> Aim of the task
Give the number of lines that contain the string "this", and nothing else.

> Record list

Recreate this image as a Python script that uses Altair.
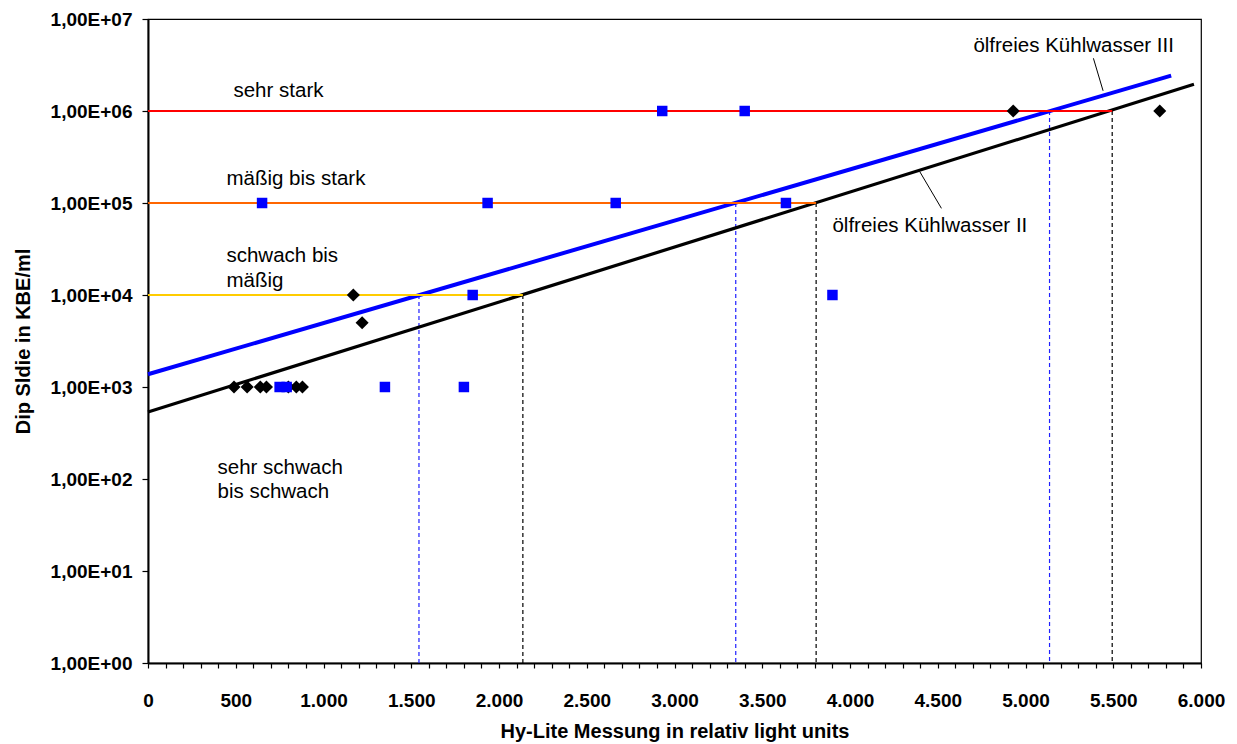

==

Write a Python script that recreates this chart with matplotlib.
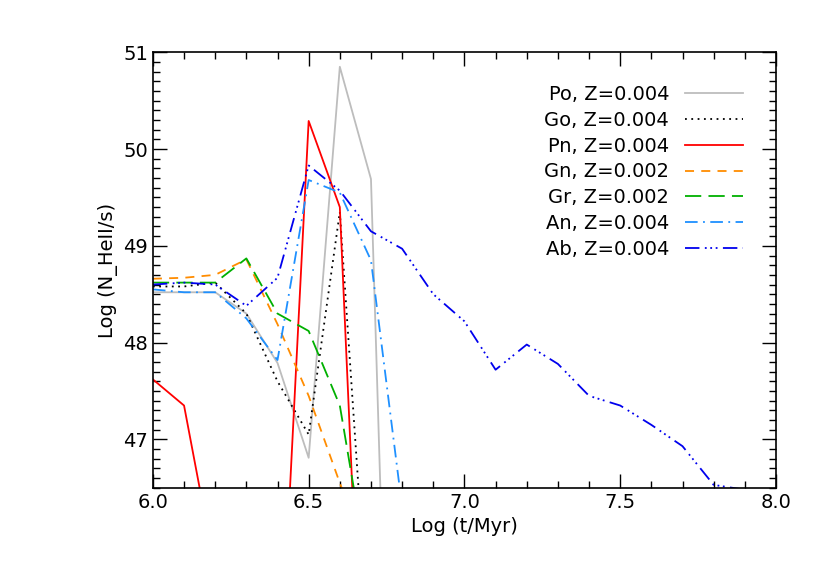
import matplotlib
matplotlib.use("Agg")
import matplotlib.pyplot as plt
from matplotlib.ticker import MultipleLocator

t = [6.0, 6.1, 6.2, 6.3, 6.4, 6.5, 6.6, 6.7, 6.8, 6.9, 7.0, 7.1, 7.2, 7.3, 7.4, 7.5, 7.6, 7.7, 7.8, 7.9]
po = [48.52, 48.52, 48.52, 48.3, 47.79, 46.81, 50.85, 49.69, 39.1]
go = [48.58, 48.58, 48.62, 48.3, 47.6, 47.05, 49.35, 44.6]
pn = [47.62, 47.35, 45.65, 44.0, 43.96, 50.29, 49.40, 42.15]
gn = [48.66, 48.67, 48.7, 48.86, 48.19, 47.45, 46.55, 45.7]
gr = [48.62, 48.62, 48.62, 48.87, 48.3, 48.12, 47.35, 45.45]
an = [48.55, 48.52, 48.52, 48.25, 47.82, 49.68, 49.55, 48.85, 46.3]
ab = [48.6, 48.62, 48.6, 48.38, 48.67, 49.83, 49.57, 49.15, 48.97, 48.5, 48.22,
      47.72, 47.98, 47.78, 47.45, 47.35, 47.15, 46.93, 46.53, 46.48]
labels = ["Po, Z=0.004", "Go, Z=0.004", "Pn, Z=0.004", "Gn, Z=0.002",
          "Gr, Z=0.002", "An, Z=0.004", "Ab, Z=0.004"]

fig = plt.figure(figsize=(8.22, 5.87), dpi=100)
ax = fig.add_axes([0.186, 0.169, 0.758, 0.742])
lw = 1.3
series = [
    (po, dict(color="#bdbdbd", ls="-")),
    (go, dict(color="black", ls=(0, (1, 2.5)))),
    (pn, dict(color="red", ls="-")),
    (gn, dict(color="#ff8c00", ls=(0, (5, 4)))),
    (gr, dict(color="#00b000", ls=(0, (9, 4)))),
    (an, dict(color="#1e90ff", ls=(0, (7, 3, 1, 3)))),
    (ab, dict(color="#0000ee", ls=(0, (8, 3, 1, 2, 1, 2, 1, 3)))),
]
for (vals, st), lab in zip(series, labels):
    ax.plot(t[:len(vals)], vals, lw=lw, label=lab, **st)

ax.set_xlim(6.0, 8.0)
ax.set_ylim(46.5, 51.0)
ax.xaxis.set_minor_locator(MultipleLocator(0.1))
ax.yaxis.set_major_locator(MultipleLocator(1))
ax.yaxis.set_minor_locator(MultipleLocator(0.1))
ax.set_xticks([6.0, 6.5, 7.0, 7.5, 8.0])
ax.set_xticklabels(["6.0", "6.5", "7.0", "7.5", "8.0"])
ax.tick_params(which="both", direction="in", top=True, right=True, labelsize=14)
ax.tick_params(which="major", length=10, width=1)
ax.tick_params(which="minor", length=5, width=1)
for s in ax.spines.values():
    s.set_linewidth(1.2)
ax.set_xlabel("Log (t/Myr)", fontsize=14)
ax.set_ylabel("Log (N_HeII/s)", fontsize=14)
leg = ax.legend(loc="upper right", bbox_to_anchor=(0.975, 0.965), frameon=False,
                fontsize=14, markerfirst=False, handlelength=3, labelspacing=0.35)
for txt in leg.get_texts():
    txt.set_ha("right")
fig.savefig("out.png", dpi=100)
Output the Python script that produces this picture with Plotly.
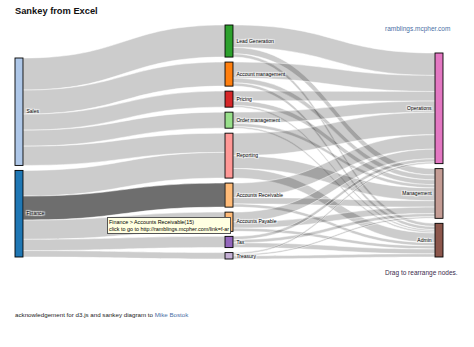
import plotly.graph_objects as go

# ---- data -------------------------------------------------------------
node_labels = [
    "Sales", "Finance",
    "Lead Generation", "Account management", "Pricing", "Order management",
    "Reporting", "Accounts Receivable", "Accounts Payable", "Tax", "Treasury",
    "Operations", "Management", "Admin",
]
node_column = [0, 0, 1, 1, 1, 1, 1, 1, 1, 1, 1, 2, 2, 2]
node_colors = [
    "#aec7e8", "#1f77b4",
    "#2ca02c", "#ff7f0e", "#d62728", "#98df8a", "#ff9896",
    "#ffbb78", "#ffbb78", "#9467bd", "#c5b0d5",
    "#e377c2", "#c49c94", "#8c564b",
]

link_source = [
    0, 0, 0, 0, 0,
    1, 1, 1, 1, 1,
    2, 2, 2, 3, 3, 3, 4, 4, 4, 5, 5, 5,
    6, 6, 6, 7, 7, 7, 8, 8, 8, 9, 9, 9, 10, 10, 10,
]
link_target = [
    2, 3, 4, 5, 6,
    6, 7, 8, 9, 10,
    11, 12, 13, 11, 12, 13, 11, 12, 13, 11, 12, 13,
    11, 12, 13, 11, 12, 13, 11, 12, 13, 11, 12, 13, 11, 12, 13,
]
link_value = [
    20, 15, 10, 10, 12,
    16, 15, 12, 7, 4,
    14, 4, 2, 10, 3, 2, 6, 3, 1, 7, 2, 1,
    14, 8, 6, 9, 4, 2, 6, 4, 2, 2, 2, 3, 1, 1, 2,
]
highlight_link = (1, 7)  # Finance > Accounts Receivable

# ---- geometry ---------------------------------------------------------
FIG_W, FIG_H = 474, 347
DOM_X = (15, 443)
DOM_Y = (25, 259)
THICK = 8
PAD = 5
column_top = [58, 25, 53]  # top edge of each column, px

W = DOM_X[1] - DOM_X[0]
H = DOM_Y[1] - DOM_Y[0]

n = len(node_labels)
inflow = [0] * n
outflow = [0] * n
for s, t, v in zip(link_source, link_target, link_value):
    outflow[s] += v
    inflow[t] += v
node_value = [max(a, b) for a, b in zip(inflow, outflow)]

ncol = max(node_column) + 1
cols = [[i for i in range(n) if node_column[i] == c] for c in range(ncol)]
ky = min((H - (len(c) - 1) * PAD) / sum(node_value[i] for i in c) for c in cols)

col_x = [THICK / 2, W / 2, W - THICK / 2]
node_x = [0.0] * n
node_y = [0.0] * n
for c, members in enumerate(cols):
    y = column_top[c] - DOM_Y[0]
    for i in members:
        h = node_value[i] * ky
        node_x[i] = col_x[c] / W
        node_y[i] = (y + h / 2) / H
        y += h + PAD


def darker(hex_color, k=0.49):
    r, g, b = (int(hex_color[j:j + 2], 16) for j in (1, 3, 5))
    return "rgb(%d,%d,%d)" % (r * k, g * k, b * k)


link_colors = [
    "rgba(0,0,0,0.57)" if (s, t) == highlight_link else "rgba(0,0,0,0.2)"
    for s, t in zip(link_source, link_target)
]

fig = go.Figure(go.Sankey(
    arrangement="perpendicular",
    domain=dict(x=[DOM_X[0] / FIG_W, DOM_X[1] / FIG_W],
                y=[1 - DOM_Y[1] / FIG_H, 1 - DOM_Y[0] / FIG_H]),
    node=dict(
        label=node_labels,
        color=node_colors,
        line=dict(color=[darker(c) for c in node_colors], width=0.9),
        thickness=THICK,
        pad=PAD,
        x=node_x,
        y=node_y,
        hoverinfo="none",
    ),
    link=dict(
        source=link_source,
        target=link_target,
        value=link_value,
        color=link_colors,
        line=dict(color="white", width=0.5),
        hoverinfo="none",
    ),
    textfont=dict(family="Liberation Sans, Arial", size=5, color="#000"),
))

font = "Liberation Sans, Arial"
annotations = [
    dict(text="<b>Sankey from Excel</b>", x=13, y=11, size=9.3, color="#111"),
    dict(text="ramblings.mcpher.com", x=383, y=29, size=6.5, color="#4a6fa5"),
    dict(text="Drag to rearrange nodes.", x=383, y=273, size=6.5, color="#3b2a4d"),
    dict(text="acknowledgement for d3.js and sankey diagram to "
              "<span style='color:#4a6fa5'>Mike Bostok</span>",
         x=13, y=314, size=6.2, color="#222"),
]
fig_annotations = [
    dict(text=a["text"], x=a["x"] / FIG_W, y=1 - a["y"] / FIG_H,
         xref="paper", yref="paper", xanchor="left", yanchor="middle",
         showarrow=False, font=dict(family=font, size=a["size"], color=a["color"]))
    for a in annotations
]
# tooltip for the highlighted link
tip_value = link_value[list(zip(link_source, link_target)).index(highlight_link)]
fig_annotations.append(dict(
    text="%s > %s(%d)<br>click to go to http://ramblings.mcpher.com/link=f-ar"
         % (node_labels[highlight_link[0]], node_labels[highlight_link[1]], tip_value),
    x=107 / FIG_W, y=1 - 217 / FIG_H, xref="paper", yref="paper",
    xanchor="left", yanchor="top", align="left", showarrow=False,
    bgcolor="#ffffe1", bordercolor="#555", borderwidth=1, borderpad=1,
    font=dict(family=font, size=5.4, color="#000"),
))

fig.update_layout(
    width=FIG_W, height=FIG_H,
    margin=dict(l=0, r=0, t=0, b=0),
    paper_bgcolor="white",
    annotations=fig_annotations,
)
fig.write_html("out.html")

> Full response
3